Thanks for the James list; I appreciate not having to wade into his collected stories cold turkey. I am more skeptical than ever of Faulkner. Several weeks ago I read his story “Spotted Horses,” described as one of the funniest in the language by Cowley in the Portable I have,9 and though I liked spots very much, the whole thing is not for me.* I get tired trying to put his sentences together, not just for sense and transition, but to get some idea of the effect he had in mind … I read Conrad’s Heart of Darkness the other night — my first Conrad, incidentally, having been killed off in previous attempts — and I was reminded, especially in the action scenes on the steamboat, of Faulkner, the confusion of the language. I have a secret theory, not that, just a feeling, that action is better and easier when described not in chronological, realistic terms but as impression, with here and there a realistic effect. Faulkner does that. So does Conrad. It enables the prose writer to use poetry. I don’t feel it’s legitimate, though — at least now I don’t — and I don’t want to try it for fear I’d find it easy, the sloppy way, and I don’t intend to try it. I see, on rereading this, I am trying to make it all sound reasonable. The truth is I feel it is not a matter I can be reasonable about. I do not care for Faulkner — spots, yes, the story “A Rose for Emily,” for instance — as I don’t care for Hemingway.
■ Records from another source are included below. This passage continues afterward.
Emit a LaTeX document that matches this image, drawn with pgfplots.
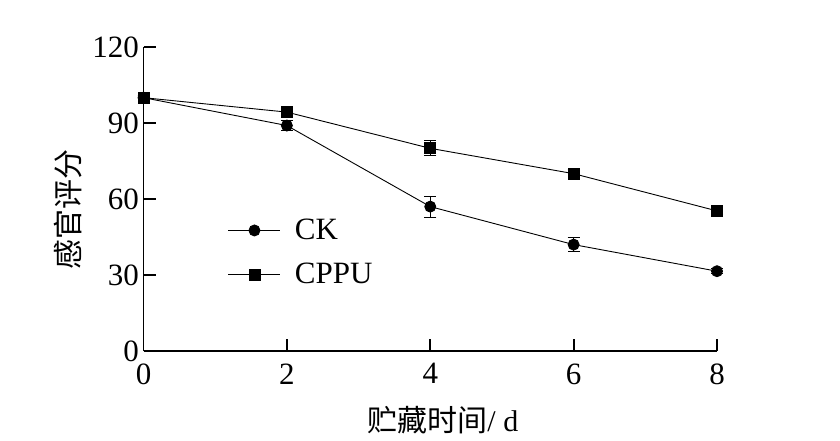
\documentclass[border=0pt]{standalone}
\usepackage{pgfplots}
\pgfplotsset{compat=1.18}
\usepackage{fontspec}
\setmainfont{Liberation Serif}
\newfontfamily\cjk{Noto Sans CJK SC}
\begin{document}
\begin{tikzpicture}[x=1pt,y=1pt]
\useasboundingbox (0,0) rectangle (840,440);
\begin{axis}[
  at={(143.5pt,89pt)}, anchor=origin,
  scale only axis, width=573.5pt, height=304pt,
  xmin=0, xmax=8, ymin=0, ymax=120,
  axis x line*=bottom, axis y line*=left,
  axis line style={line width=1.8pt, -},
  xtick={0,2,4,6,8}, ytick={0,30,60,90,120},
  xtick align=inside, ytick align=inside, major tick length=12pt,
  tick style={line width=1.8pt, black},
  /pgf/number format/assume math mode=true,
  tick label style={font=\fontsize{31}{35}\selectfont},
  xticklabel style={yshift=-9pt},
  yticklabel style={xshift=-1pt},
  clip=false,
  xlabel={{\cjk 贮藏时间}/ d},
  ylabel={\cjk 感官评分},
  label style={font=\fontsize{30}{34}\selectfont},
  xlabel style={at={(axis description cs:0.522,-0.227)}, anchor=center},
  ylabel style={at={(axis description cs:-0.132,0.467)}, anchor=center, rotate=0},
  legend style={draw=none, fill=none, at={(axis description cs:0.147,0.44)}, anchor=north west,
    font=\fontsize{31}{35}\selectfont, inner sep=0pt, row sep=18pt,
    /tikz/every even column/.append style={column sep=0pt}},
  legend cell align=left,
  legend image code/.code={
    \draw[#1, mark repeat=2, mark phase=2] plot coordinates {(0pt,0pt) (26pt,0pt) (52pt,0pt)};
  },
]
\addplot[black, line width=0.9pt, mark=*, mark size=5.5pt,
  error bars/.cd, y dir=both, y explicit, error bar style={line width=0.9pt}, error mark options={rotate=90, mark size=6pt, line width=0.9pt}]
  coordinates {(0,100) +- (0,1) (2,89) +- (0,2) (4,57) +- (0,4.2) (6,42) +- (0,2.8) (8,31.5) +- (0,1)};
\addlegendentry{\hspace{12pt}CK}
\addplot[black, line width=0.9pt, mark=square*, mark size=5.5pt,
  error bars/.cd, y dir=both, y explicit, error bar style={line width=0.9pt}, error mark options={rotate=90, mark size=6pt, line width=0.9pt}]
  coordinates {(0,100) +- (0,1) (2,94.3) +- (0,1.5) (4,80) +- (0,3) (6,70) +- (0,1.5) (8,55.3) +- (0,1.5)};
\addlegendentry{\hspace{12pt}CPPU}
\end{axis}
\end{tikzpicture}
\end{document}
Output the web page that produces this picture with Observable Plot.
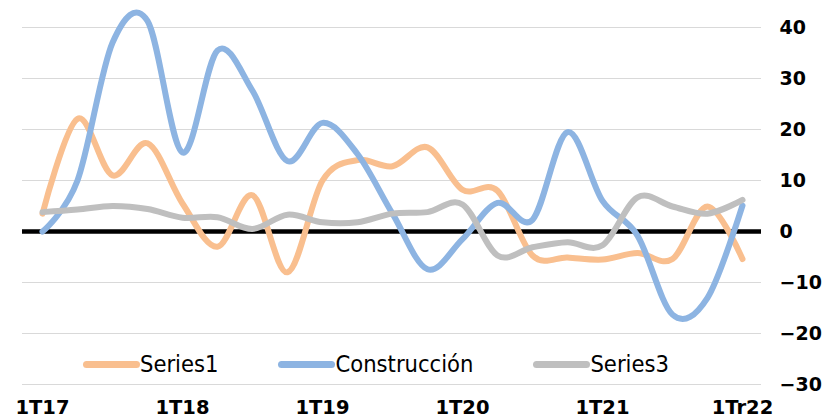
<!DOCTYPE html>
<html>
<head>
<meta charset="utf-8">
<script src="https://cdn.jsdelivr.net/npm/d3@7"></script>
<script src="https://cdn.jsdelivr.net/npm/@observablehq/plot@0.6"></script>
<style>
  html, body { margin: 0; padding: 0; background: #fff; }
  #wrap { position: relative; width: 823px; height: 419px; overflow: hidden; }
  #legend { position: absolute; left: 83px; top: 350px; display: flex; align-items: center;
            font-family: "DejaVu Sans Condensed", "DejaVu Sans", sans-serif; font-size: 23.5px; color: #000; }
  .item { display: flex; align-items: center; margin-right: 60px; }
  .sw { width: 57px; height: 7px; border-radius: 4px; }
</style>
</head>
<body>
<div id="wrap"><div id="legend"></div></div>
<script>
const quarters = ["1T17","2T17","3T17","4T17","1T18","2T18","3T18","4T18","1T19","2T19","3T19","4T19",
                  "1T20","2T20","3T20","4T20","1T21","2T21","3T21","4T21","1Tr22"];
const xTickLabels = ["1T17","1T18","1T19","1T20","1T21","1Tr22"];
const yTicks = [-30,-20,-10,0,10,20,30,40];
const seriesNames = ["Series1","Construcción","Series3"];
const seriesColors = ["#F9BF8F","#8DB4E2","#BFBFBF"];
const series1 =      [3.5, 22.1, 11.0, 17.3, 5.5, -3.0, 7.1, -8.0, 10.0, 14.0, 12.8, 16.5, 8.2, 8.0, -4.7, -5.1, -5.5, -4.2, -5.4, 4.9, -5.4];
const construccion = [0.0, 10.0, 37.0, 41.3, 15.5, 35.5, 27.6, 13.8, 21.3, 15.2, 3.5, -7.4, -1.5, 5.6, 2.3, 19.5, 6.0, -0.8, -16.3, -13.0, 5.1];
const series3 =      [3.8, 4.3, 5.0, 4.4, 2.7, 2.8, 0.5, 3.3, 1.8, 1.8, 3.5, 3.8, 5.3, -4.7, -3.1, -2.1, -2.7, 6.7, 4.9, 3.5, 6.2];

const values = [series1, construccion, series3];
const data = [];
seriesNames.forEach((s, k) => quarters.forEach((q, i) => data.push({s, q, v: values[k][i]})));

const chart = Plot.plot({
  width: 823, height: 419,
  marginLeft: 22, marginRight: 62, marginTop: 27, marginBottom: 35,
  style: {fontFamily: "DejaVu Sans, sans-serif", background: "white", color: "black", overflow: "visible"},
  x: {type: "point", domain: quarters, padding: 0.5},
  y: {domain: [-30, 40]},
  color: {domain: seriesNames, range: seriesColors},
  marks: [
    Plot.gridY(yTicks, {stroke: "#D9D9D9", strokeOpacity: 1, strokeWidth: 1}),
    Plot.ruleY([0], {stroke: "black", strokeWidth: 4.5}),
    Plot.lineY(data, {x: "q", y: "v", z: "s", stroke: "s", strokeWidth: 6, curve: "cardinal", tension: 0, strokeLinecap: "round"}),
    Plot.axisY(yTicks, {anchor: "right", tickSize: 0, tickPadding: 18, fontSize: 19, fontWeight: "bold", label: null}),
    Plot.axisX(xTickLabels, {anchor: "bottom", tickSize: 0, tickPadding: 16, fontSize: 19.5, fontWeight: "bold", label: null})
  ]
});
document.getElementById("wrap").prepend(chart);

const legend = document.getElementById("legend");
seriesNames.forEach((s, k) => {
  const it = document.createElement("div");
  it.className = "item";
  const sw = document.createElement("div");
  sw.className = "sw";
  sw.style.background = seriesColors[k];
  const t = document.createElement("span");
  t.textContent = s;
  it.append(sw, t);
  legend.append(it);
});
</script>
</body>
</html>
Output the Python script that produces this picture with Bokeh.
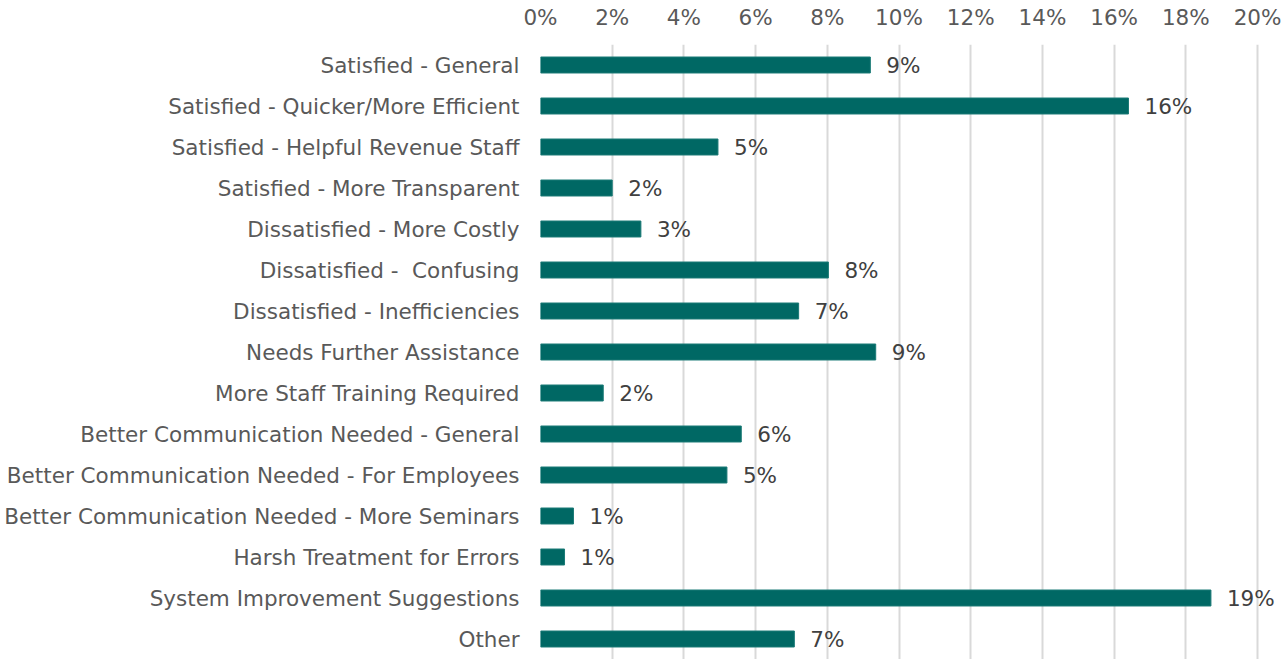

In these apostolic parts I am always meeting people who think Graham Greene wonderful. It is the same thing, only I do not mind so much being in disagreement with the Greene-ites … Enough for now.

Pax,

Jim

Weary of the rigors of living without running water in a damp half cellar in the woods, Jim and Betty started looking for an apartment in St. Paul — which is to say, they put out the call to their various friends.

HARVEY EGAN

Avon, Minnesota

1948

Wish to rent apt in Cathedral district. Writers, smoke, drink, have baby, but no narcotics. Consider exchanging same for uninhabitable woodland retreat near monastery. Fairly desperate.

Catholic couple wishes to rent apt in Cathedral dist. Have baby, own furniture, Mixmaster. Best ecclesiastical reference. Reasonable.